**Information given**

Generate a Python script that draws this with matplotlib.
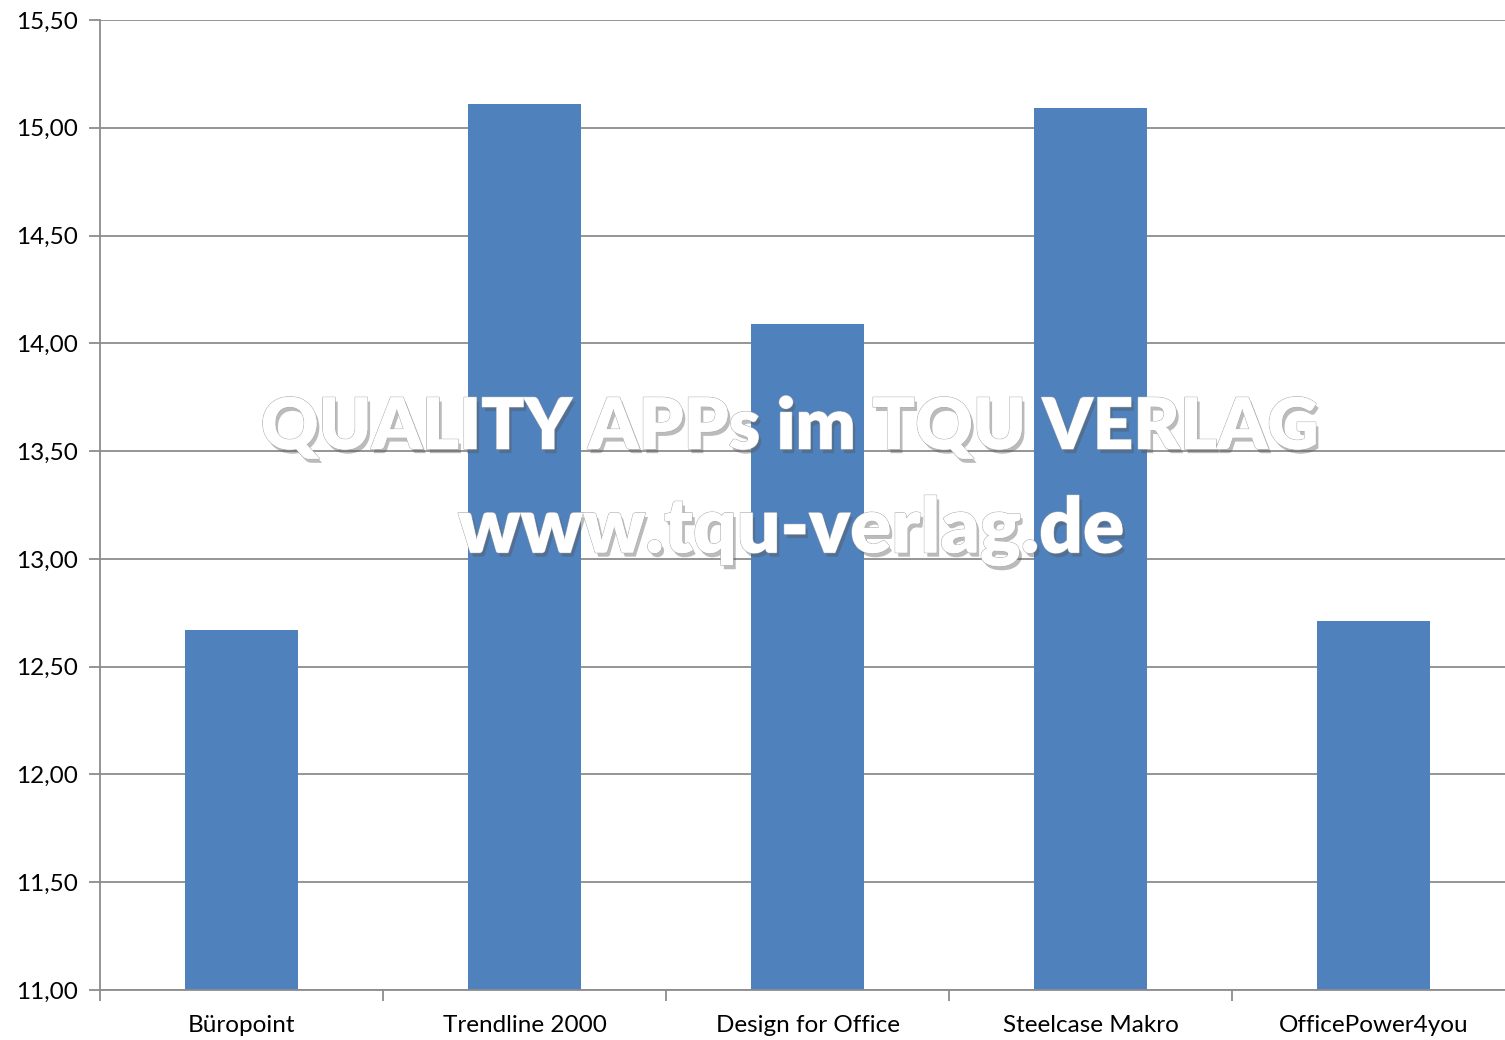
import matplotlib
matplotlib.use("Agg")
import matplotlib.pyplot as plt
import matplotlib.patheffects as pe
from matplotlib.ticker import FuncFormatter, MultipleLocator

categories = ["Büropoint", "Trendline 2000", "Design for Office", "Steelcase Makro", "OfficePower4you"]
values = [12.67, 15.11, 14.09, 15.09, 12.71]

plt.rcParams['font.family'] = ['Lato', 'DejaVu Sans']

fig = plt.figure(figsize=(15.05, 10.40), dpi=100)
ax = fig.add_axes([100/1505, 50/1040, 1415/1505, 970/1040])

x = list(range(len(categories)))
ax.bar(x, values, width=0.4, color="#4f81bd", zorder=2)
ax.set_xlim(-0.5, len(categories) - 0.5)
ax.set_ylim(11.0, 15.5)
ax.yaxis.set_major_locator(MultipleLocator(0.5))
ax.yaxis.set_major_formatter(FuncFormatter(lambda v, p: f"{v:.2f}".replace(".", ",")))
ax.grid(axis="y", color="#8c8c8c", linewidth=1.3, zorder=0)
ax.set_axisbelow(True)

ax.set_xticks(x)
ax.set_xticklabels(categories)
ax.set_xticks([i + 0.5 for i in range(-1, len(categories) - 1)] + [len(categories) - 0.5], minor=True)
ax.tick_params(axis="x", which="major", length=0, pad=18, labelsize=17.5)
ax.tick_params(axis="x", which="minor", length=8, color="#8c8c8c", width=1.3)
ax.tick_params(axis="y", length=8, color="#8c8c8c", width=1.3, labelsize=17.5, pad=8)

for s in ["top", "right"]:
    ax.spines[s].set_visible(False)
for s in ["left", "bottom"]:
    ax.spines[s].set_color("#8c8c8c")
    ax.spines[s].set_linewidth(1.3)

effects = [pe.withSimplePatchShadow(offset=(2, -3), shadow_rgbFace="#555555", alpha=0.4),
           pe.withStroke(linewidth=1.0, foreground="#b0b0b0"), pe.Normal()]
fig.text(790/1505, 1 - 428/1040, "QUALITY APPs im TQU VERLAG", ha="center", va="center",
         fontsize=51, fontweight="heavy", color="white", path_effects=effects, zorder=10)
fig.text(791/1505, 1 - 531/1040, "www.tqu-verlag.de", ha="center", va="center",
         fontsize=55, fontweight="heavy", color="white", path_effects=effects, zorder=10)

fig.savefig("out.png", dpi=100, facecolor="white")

--

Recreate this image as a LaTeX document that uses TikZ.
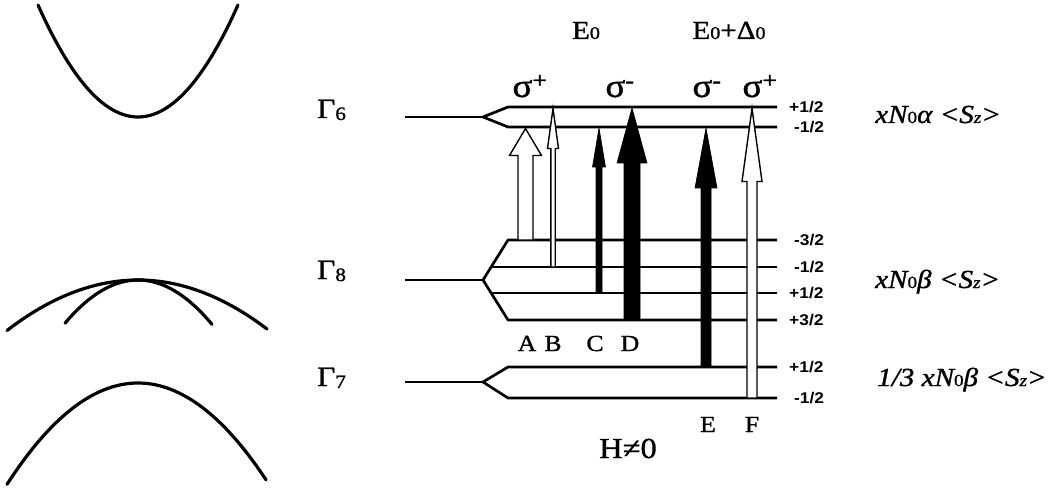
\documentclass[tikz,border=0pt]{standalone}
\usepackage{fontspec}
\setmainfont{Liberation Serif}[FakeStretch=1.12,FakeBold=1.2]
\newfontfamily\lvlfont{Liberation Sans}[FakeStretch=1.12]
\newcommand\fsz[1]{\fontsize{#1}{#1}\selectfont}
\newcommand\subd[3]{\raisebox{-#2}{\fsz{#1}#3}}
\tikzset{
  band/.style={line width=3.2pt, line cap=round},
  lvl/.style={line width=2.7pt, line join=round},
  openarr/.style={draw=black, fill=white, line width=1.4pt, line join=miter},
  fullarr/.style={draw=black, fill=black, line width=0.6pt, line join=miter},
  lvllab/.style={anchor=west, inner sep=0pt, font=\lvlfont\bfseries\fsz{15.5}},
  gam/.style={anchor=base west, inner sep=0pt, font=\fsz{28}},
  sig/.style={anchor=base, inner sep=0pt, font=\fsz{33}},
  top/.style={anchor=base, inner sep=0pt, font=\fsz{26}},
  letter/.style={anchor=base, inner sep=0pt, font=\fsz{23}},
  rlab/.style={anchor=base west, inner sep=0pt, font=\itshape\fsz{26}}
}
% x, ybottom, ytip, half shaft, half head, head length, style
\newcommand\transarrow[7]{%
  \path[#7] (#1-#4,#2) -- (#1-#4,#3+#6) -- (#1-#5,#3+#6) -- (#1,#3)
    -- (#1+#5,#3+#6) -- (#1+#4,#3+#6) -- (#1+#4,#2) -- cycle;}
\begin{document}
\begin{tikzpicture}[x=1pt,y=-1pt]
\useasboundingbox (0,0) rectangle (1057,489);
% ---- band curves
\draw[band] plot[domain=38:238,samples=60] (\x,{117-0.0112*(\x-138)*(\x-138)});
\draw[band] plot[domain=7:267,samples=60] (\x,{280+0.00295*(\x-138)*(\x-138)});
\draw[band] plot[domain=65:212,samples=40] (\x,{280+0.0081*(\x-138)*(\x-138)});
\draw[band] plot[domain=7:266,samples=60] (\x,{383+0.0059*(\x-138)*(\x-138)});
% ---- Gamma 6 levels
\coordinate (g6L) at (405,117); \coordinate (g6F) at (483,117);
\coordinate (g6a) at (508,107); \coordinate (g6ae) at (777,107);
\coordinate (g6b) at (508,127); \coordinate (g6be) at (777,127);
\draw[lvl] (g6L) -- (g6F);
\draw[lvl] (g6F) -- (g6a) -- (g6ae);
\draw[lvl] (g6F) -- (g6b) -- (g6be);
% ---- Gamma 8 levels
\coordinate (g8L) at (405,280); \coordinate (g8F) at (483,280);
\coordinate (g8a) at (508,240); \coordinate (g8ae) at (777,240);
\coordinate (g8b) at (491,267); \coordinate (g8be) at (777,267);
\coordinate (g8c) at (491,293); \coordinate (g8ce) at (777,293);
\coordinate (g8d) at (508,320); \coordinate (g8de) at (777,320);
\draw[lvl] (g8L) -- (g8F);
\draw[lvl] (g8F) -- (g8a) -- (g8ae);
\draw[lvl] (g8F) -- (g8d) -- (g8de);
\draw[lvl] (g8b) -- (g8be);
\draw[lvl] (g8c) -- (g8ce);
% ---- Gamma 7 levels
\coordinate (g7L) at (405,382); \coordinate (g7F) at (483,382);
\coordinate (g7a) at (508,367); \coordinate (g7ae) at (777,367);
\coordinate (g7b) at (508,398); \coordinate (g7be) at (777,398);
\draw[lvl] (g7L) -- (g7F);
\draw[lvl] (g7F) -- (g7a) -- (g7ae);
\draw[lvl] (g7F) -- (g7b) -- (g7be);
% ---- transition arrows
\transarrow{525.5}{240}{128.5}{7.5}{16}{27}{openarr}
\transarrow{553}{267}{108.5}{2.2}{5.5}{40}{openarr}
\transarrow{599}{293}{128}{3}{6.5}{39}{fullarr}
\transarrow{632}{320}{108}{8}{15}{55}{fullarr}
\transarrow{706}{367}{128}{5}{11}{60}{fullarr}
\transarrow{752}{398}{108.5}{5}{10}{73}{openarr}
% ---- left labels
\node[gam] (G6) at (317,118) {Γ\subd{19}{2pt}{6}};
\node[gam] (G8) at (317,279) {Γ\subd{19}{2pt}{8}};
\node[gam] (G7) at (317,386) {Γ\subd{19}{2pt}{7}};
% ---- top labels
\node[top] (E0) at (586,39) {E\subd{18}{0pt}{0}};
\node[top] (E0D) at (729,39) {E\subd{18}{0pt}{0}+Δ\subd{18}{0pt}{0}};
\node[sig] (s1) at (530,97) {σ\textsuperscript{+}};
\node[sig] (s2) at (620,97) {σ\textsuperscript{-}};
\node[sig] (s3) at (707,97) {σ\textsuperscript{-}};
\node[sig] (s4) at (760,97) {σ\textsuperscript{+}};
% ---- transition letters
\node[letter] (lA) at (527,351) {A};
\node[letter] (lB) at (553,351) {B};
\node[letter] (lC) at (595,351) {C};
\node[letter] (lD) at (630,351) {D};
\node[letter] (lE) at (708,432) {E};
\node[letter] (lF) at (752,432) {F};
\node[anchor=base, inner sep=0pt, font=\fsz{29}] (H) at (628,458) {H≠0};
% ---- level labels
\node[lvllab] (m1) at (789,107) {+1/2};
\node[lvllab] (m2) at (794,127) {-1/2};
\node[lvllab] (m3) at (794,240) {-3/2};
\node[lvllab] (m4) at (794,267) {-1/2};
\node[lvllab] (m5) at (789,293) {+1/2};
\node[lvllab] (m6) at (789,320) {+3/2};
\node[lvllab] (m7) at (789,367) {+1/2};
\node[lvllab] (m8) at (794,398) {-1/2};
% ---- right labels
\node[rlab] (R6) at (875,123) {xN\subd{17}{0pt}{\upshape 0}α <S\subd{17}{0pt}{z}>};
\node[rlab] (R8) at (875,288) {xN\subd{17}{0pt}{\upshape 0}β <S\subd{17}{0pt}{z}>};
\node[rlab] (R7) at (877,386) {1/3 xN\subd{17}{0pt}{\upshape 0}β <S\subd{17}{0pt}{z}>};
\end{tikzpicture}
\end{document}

**Prompt**
Any pictures should be left out. Reproduce every line from the one holding "Generate a Python" down to the one holding "plt.rcParams['font.family'] = ['Lato', 'DejaVu", both of those lines included.

**Result of the task**
Generate a Python script that draws this with matplotlib.
import matplotlib
matplotlib.use("Agg")
import matplotlib.pyplot as plt
import matplotlib.patheffects as pe
from matplotlib.ticker import FuncFormatter, MultipleLocator

categories = ["Büropoint", "Trendline 2000", "Design for Office", "Steelcase Makro", "OfficePower4you"]
values = [12.67, 15.11, 14.09, 15.09, 12.71]

plt.rcParams['font.family'] = ['Lato', 'DejaVu Sans']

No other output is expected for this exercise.